**Aim of the task:**
From the listing below, pull out all lines with "chart" in them.

**Given records:**
## start
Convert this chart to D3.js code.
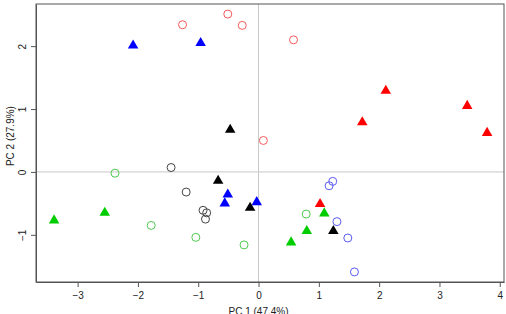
<!DOCTYPE html>
<html>
<head>
<meta charset="utf-8">
<script src="https://cdn.jsdelivr.net/npm/d3@7"></script>
<style>
  body { margin: 0; background: #fff; }
  svg { display: block; font-family: "Liberation Sans", Arial, sans-serif; }
</style>
</head>
<body>
<div id="chart"></div>
<script>
// PCA score plot: open circles and filled triangles per group.

const xTicks = [-3, -2, -1, 0, 1, 2, 3, 4];
const yTicks = [-1, 0, 1, 2];

const redCircleX = [-1.26, -0.51, -0.27, 0.58, 0.08];
const redCircleY = [2.34, 2.51, 2.33, 2.10, 0.50];
const redTriX = [2.11, 1.72, 3.46, 3.79, 1.02];
const redTriY = [1.29, 0.79, 1.05, 0.62, -0.51];

const blueCircleX = [1.23, 1.17, 1.30, 1.48, 1.59];
const blueCircleY = [-0.15, -0.22, -0.79, -1.05, -1.59];
const blueTriX = [-2.08, -0.96, -0.51, -0.56, -0.03];
const blueTriY = [2.01, 2.05, -0.36, -0.50, -0.48];

const greenCircleX = [-2.38, -1.78, -1.04, -0.24, 0.79];
const greenCircleY = [-0.02, -0.85, -1.04, -1.16, -0.67];
const greenTriX = [-3.39, -2.55, 1.09, 0.80, 0.54];
const greenTriY = [-0.77, -0.65, -0.66, -0.94, -1.12];

const blackCircleX = [-1.45, -1.20, -0.92, -0.86, -0.88];
const blackCircleY = [0.07, -0.32, -0.61, -0.65, -0.75];
const blackTriX = [-0.47, -0.67, -0.14, 1.24];
const blackTriY = [0.67, -0.14, -0.57, -0.94];

const groups = [
    { cx: redCircleX, cy: redCircleY, tx: redTriX, ty: redTriY, open: "#f55a5a", fill: "#ff0000" },
    { cx: blueCircleX, cy: blueCircleY, tx: blueTriX, ty: blueTriY, open: "#5a5af0", fill: "#0000ff" },
    { cx: greenCircleX, cy: greenCircleY, tx: greenTriX, ty: greenTriY, open: "#4fc84f", fill: "#00cd00" },
    { cx: blackCircleX, cy: blackCircleY, tx: blackTriX, ty: blackTriY, open: "#444444", fill: "#000000" },
];

const width = 506, height = 314;
const plotLeft = 36, plotRight = 504, plotTop = 4, plotBottom = 282;

const x = d3.scaleLinear().domain([-3.69, 4.07]).range([plotLeft, plotRight]);
const y = d3.scaleLinear().domain([-1.75, 2.67]).range([plotBottom, plotTop]);

const svg = d3.select("#chart").append("svg")
    .attr("width", width)
    .attr("height", height);

const minus = d => d < 0 ? "\u2212" + Math.abs(d) : d;

// zero reference lines
svg.append("line")
    .attr("x1", x(0)).attr("x2", x(0))
    .attr("y1", plotTop).attr("y2", plotBottom)
    .attr("stroke", "#c8c8c8").attr("stroke-width", 1);
svg.append("line")
    .attr("x1", plotLeft).attr("x2", plotRight)
    .attr("y1", y(0)).attr("y2", y(0))
    .attr("stroke", "#c8c8c8").attr("stroke-width", 1);

// axes
const xAxis = svg.append("g")
    .attr("transform", `translate(0,${plotBottom})`)
    .call(d3.axisBottom(x).tickValues(xTicks).tickSizeInner(5).tickSizeOuter(0)
        .tickPadding(5).tickFormat(minus));
xAxis.select(".domain").attr("stroke", "#555");
xAxis.selectAll(".tick line").attr("stroke", "#555");
xAxis.selectAll("text").attr("font-size", 10).attr("fill", "#222")
    .attr("font-family", "Liberation Sans, Arial, sans-serif");

const yAxis = svg.append("g")
    .attr("transform", `translate(${plotLeft},0)`)
    .call(d3.axisLeft(y).tickValues(yTicks).tickSizeInner(5).tickSizeOuter(0).tickFormat(minus));
yAxis.select(".domain").attr("stroke", "#555");
yAxis.selectAll(".tick line").attr("stroke", "#555");
yAxis.selectAll("text")
    .attr("font-size", 10).attr("fill", "#222")
    .attr("font-family", "Liberation Sans, Arial, sans-serif")
    .attr("x", null).attr("dy", null)
    .attr("text-anchor", "middle")
    .attr("transform", "translate(-14,0) rotate(-90)")
    .attr("dominant-baseline", "central");

// box
svg.append("rect")
    .attr("x", plotLeft).attr("y", plotTop)
    .attr("width", plotRight - plotLeft).attr("height", plotBottom - plotTop)
    .attr("fill", "none").attr("stroke", "#555").attr("stroke-width", 1);

// axis titles
svg.append("text")
    .attr("x", x(0)).attr("y", 315)
    .attr("text-anchor", "middle")
    .attr("font-size", 10).attr("fill", "#222")
    .text("PC 1 (47.4%)");
svg.append("text")
    .attr("transform", `translate(10,${y(0.57)}) rotate(-90)`)
    .attr("text-anchor", "middle")
    .attr("dominant-baseline", "central")
    .attr("font-size", 10).attr("fill", "#222")
    .text("PC 2 (27.9%)");

const tri = d3.symbol().type(d3.symbolTriangle).size(48);

groups.forEach(g => {
    const circles = g.cx.map((v, i) => [v, g.cy[i]]);
    const tris = g.tx.map((v, i) => [v, g.ty[i]]);

    svg.append("g").selectAll("circle")
        .data(circles)
        .join("circle")
        .attr("cx", d => x(d[0]))
        .attr("cy", d => y(d[1]))
        .attr("r", 4)
        .attr("fill", "none")
        .attr("stroke", g.open)
        .attr("stroke-width", 1);

    svg.append("g").selectAll("path")
        .data(tris)
        .join("path")
        .attr("d", tri)
        .attr("transform", d => `translate(${x(d[0])},${y(d[1])})`)
        .attr("fill", g.fill);
});
</script>
</body>
</html>
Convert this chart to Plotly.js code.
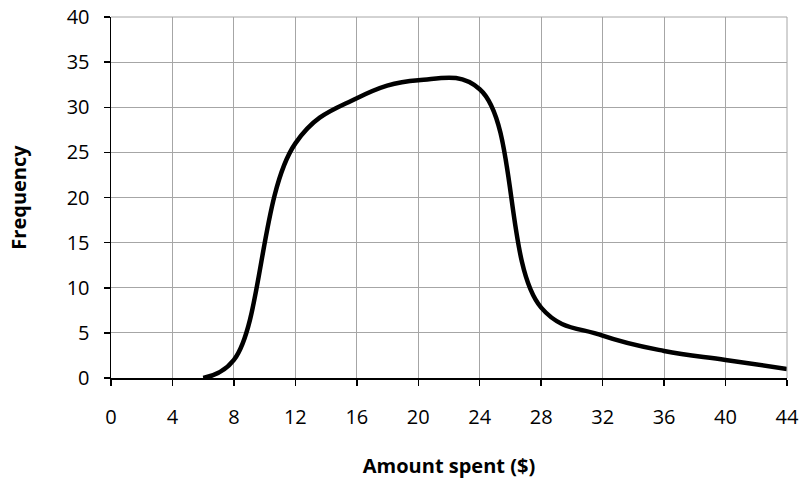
<!DOCTYPE html>
<html>
<head>
<meta charset="utf-8">
<script src="https://cdn.plot.ly/plotly-3.0.1.min.js"></script>
<style>html,body{margin:0;padding:0;background:#fff;}#chart{width:803px;height:492px;}</style>
</head>
<body>
<div id="chart"></div>
<script>
const amountSpent = [6, 8, 12, 16, 20, 24, 28, 32, 36, 40, 44];
const frequency = [0, 2, 26, 31, 33, 32, 7.8, 4.7, 3, 2, 1];
const xTicks = [0, 4, 8, 12, 16, 20, 24, 28, 32, 36, 40, 44];
const yTicks = [0, 5, 10, 15, 20, 25, 30, 35, 40];

const font = 'Open Sans, Liberation Sans, sans-serif';
Plotly.newPlot('chart', [{
  x: amountSpent,
  y: frequency,
  type: 'scatter',
  mode: 'lines',
  line: {color: '#000', width: 4.5, shape: 'spline', smoothing: 1.15},
  hoverinfo: 'none'
}], {
  width: 803, height: 492,
  margin: {l: 111, r: 16, t: 17, b: 114},
  paper_bgcolor: '#fff', plot_bgcolor: '#fff',
  showlegend: false,
  font: {family: font, size: 20, color: '#000'},
  xaxis: {
    range: [0, 44], tickvals: xTicks, ticktext: xTicks.map(String),
    showgrid: true, gridcolor: '#a6a6a6', gridwidth: 1,
    showline: true, linecolor: '#000', linewidth: 1.5,
    ticks: 'outside', ticklen: 6, tickcolor: '#000', tickwidth: 1.5,
    ticklabelstandoff: 14, zeroline: false, fixedrange: true,
    title: {text: '<b>Amount spent ($)</b>', font: {size: 20}, standoff: 30}
  },
  yaxis: {
    range: [0, 40], tickvals: yTicks, ticktext: yTicks.map(String),
    showgrid: true, gridcolor: '#a6a6a6', gridwidth: 1,
    showline: true, linecolor: '#000', linewidth: 1.5,
    ticks: 'outside', ticklen: 6, tickcolor: '#000', tickwidth: 1.5,
    ticklabelstandoff: 10, zeroline: false, fixedrange: true,
    title: {text: '<b>Frequency</b>', font: {size: 20}, standoff: 34}
  },
  shapes: [
    {type: 'line', xref: 'paper', yref: 'paper', x0: 1, x1: 1, y0: 0, y1: 1, line: {color: '#a6a6a6', width: 1}},
    {type: 'line', xref: 'paper', yref: 'paper', x0: 0, x1: 1, y0: 1, y1: 1, line: {color: '#a6a6a6', width: 1}}
  ]
}, {staticPlot: true});
</script>
</body>
</html>
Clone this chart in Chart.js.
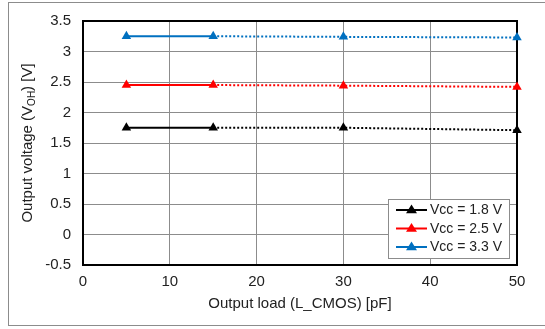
## end
**Exercise output:**
Convert this chart to D3.js code.
<div id="chart"></div>
const svg = d3.select("#chart").append("svg")
Convert this chart to Plotly.js code.
<style>html,body{margin:0;padding:0;background:#fff;}#chart{width:803px;height:492px;}</style>
<div id="chart"></div>
Plotly.newPlot('chart', [{
Clone this chart in Chart.js.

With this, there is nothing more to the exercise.